In computer science, there is a truism that “Garbage In equals Garbage Out,” sometimes abbreviated as GIGO. No algorithm, no matter how advanced, can guarantee an output of good data from an input of bad data. This principle finds intelligent application in FF function block programming, as the blocks are programmed to switch mode when “Bad” or “Uncertain” input statuses are detected.

For example, here are some of the possible actions a function block may be configured to take upon detection of a “Bad” input signal status:

Set output signal to last “Good” value
Fail high (set output signal to top-of-range value)
Fail low (set output signal to bottom-of-range value)

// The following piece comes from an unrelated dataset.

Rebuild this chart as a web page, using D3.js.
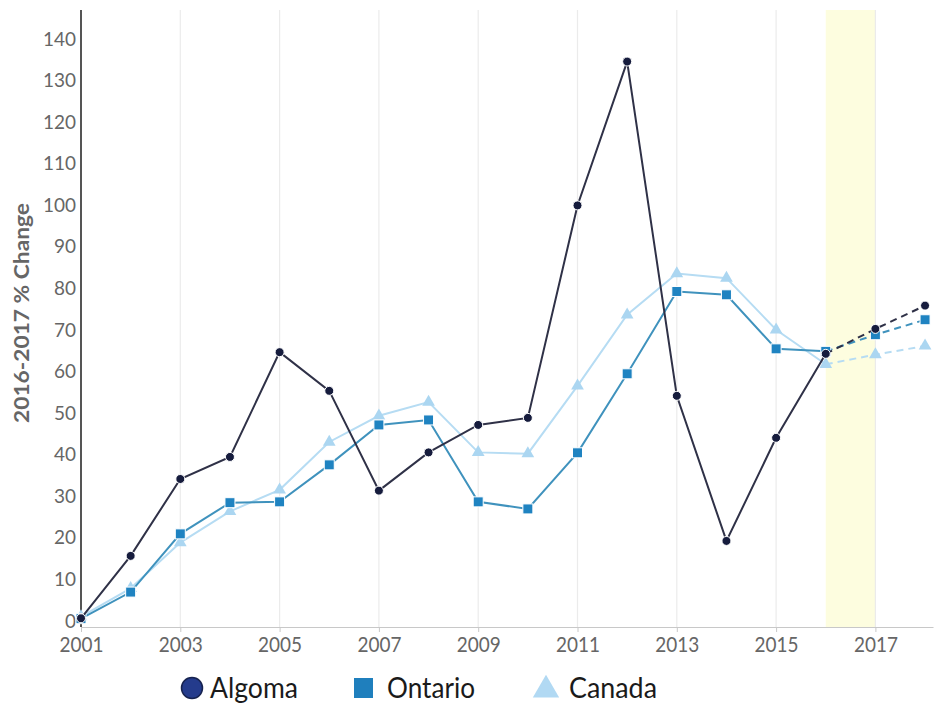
<!DOCTYPE html>
<html>
<head>
<meta charset="utf-8">
<script src="https://cdn.jsdelivr.net/npm/d3@7"></script>
<style>
  body { margin: 0; background: #fff; }
  svg { display: block; font-family: Lato, "Open Sans", sans-serif; }
</style>
</head>
<body>
<svg width="940" height="706"></svg>
<script>
let years = [2001, 2002, 2003, 2004, 2005, 2006, 2007, 2008, 2009, 2010, 2011, 2012, 2013, 2014, 2015, 2016, 2017, 2018];

let algoma = [0.4, 15.4, 33.9, 39.2, 64.4, 55.1, 31.1, 40.3, 46.9, 48.6, 99.7, 134.3, 53.9, 19, 43.8, 64, 70, 75.6];
let ontario = [0.3, 6.7, 20.7, 28.2, 28.4, 37.3, 46.9, 48.1, 28.4, 26.7, 40.2, 59.2, 79, 78.2, 65.2, 64.6, 68.6, 72.2];
let canada = [0.8, 7.6, 18.6, 26.1, 31.3, 42.8, 49.1, 52.4, 40.3, 40, 56.3, 73.4, 83.3, 82.2, 69.8, 61.5, 63.8, 65.9];

let xTicks = [2001, 2003, 2005, 2007, 2009, 2011, 2013, 2015, 2017];
let yTicks = [0, 10, 20, 30, 40, 50, 60, 70, 80, 90, 100, 110, 120, 130, 140];

// last measured year, the rest is drawn dashed
let lastActual = 2016;
let highlight = [2016, 2017];

let series = [
  { name: 'Canada', values: canada, line: '#b6dcf3', fill: '#abd6f1', shape: 'triangle' },
  { name: 'Ontario', values: ontario, line: '#3f92bd', fill: '#1f83c1', shape: 'square' },
  { name: 'Algoma', values: algoma, line: '#2f3147', fill: '#161c3d', shape: 'circle' },
];

let svg = d3.select('svg');

let plotLeft = 81;
let plotRight = 933;
let plotTop = 10;
let plotBottom = 627;

let x = d3.scaleLinear().domain([2001, 2018.16]).range([plotLeft, plotRight]);
let y = d3.scaleLinear().domain([-1.7, 146.7]).range([plotBottom, plotTop]);

// highlighted year band
svg.append('rect')
  .attr('x', x(highlight[0]))
  .attr('y', plotTop)
  .attr('width', x(highlight[1]) - x(highlight[0]))
  .attr('height', plotBottom - plotTop)
  .attr('fill', '#fdfddf');

// vertical grid
svg.append('g')
  .selectAll('line')
  .data(xTicks.slice(1))
  .enter()
  .append('line')
  .attr('x1', (d) => x(d))
  .attr('x2', (d) => x(d))
  .attr('y1', plotTop)
  .attr('y2', plotBottom)
  .attr('stroke', '#ebebeb')
  .attr('stroke-width', 1.2);

// tick font is narrow, squeeze Lato to match
let xAxis = d3.axisBottom(x).tickValues(xTicks).tickFormat(d3.format('d')).tickSize(5).tickSizeOuter(0);
let gx = svg.append('g').attr('transform', `translate(0,${plotBottom})`).call(xAxis);
gx.select('.domain').attr('stroke', '#c8c8c8').attr('stroke-width', 1.2);
gx.selectAll('.tick line').attr('stroke', '#c8c8c8');
gx.selectAll('.tick text')
  .attr('fill', '#666')
  .attr('font-size', 22)
  .attr('y', 25)
  .attr('dy', 0)
  .attr('textLength', 44)
  .attr('lengthAdjust', 'spacingAndGlyphs')
  .attr('font-family', 'Lato, sans-serif');

let yAxis = d3.axisLeft(y).tickValues(yTicks).tickSize(0).tickPadding(5);
let gy = svg.append('g').attr('transform', `translate(${plotLeft},0)`).call(yAxis);
gy.select('.domain').remove();
gy.selectAll('.tick text')
  .attr('fill', '#666')
  .attr('font-size', 20)
  .attr('dy', '0.36em')
  .attr('textLength', (d) => String(d).length * 11)
  .attr('lengthAdjust', 'spacingAndGlyphs')
  .attr('font-family', 'Lato, sans-serif');

svg.append('line')
  .attr('x1', plotLeft)
  .attr('x2', plotLeft)
  .attr('y1', plotTop)
  .attr('y2', plotBottom)
  .attr('stroke', '#555')
  .attr('stroke-width', 2);

svg.append('text')
  .attr('transform', 'translate(29,313) rotate(-90)')
  .attr('text-anchor', 'middle')
  .attr('fill', '#666')
  .attr('font-size', 20)
  .attr('font-weight', 'bold')
  .attr('textLength', 220)
  .attr('lengthAdjust', 'spacingAndGlyphs')
  .text('2016-2017 % Change');

let line = d3.line()
  .x((d) => x(d.year))
  .y((d) => y(d.value));

let tri = d3.symbol().type(d3.symbolTriangle).size(70);

series.forEach((s) => {
  let pts = years.map((yr, i) => ({ year: yr, value: s.values[i] }));
  let solid = pts.filter((d) => d.year <= lastActual);
  let dashed = pts.filter((d) => d.year >= lastActual);
  let g = svg.append('g');

  g.append('path')
    .attr('d', line(solid))
    .attr('fill', 'none')
    .attr('stroke', s.line)
    .attr('stroke-width', 2);

  g.append('path')
    .attr('d', line(dashed))
    .attr('fill', 'none')
    .attr('stroke', s.line)
    .attr('stroke-width', 2)
    .attr('stroke-dasharray', '7,5');

  let marks = g.selectAll('.mark').data(pts).enter();
  if (s.shape === 'circle') {
    marks.append('circle')
      .attr('cx', (d) => x(d.year))
      .attr('cy', (d) => y(d.value))
      .attr('r', 4.5)
      .attr('fill', s.fill)
      .attr('stroke', '#fff')
      .attr('stroke-width', 1);
  } else if (s.shape === 'square') {
    marks.append('rect')
      .attr('x', (d) => x(d.year) - 5)
      .attr('y', (d) => y(d.value) - 5)
      .attr('width', 10)
      .attr('height', 10)
      .attr('fill', s.fill)
      .attr('stroke', '#fff')
      .attr('stroke-width', 1);
  } else {
    marks.append('path')
      .attr('d', tri)
      .attr('transform', (d) => `translate(${x(d.year)},${y(d.value)})`)
      .attr('fill', s.fill);
  }
});

// legend
let legend = svg.append('g').attr('transform', 'translate(0,688)');
legend.append('circle').attr('cx', 192).attr('cy', 0).attr('r', 10.5)
  .attr('fill', '#243b8c').attr('stroke', '#16224f').attr('stroke-width', 1.5);
legend.append('rect').attr('x', 354).attr('y', -10).attr('width', 19).attr('height', 20)
  .attr('fill', '#1f7fbd');
legend.append('path').attr('d', d3.symbol().type(d3.symbolTriangle).size(300))
  .attr('transform', 'translate(546,2)').attr('fill', '#b1d9f3');

let legendNames = [
  { name: 'Algoma', x: 210, w: 88 },
  { name: 'Ontario', x: 387, w: 88 },
  { name: 'Canada', x: 569, w: 88 },
];
legend.selectAll('.lt')
  .data(legendNames)
  .enter()
  .append('text')
  .attr('x', (d) => d.x)
  .attr('y', 10)
  .attr('fill', '#1a1a1a')
  .attr('font-size', 28)
  .attr('textLength', (d) => d.w)
  .attr('lengthAdjust', 'spacingAndGlyphs')
  .attr('font-family', 'Lato, sans-serif')
  .text((d) => d.name);
</script>
</body>
</html>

Furthermore, status values are propagated in a FF system from the input to the output of every function block connected in series, reflecting the effect of an input signal’s uncertainty throughout the entire control loop. For example, an analog input (AI) block sending a “Bad” status signal to the process variable input of a PID control block will have its “Bad” status propagated to the output of the PID block as well. When that “Bad” PID output signal reaches the analog output (AO) function block, that final block knows the signal is not to be trusted, because its origin (the AI block) is untrustworthy.

Any function blocks receiving the PID block’s output signal will likewise sense the “Bad” status and further propagate that status to their output signal(s). This “status propagation” ensures all function blocks in a Fieldbus control system are “aware” of the input data status, so that a “Bad” measurement does not result in “bad” control decisions made on that data.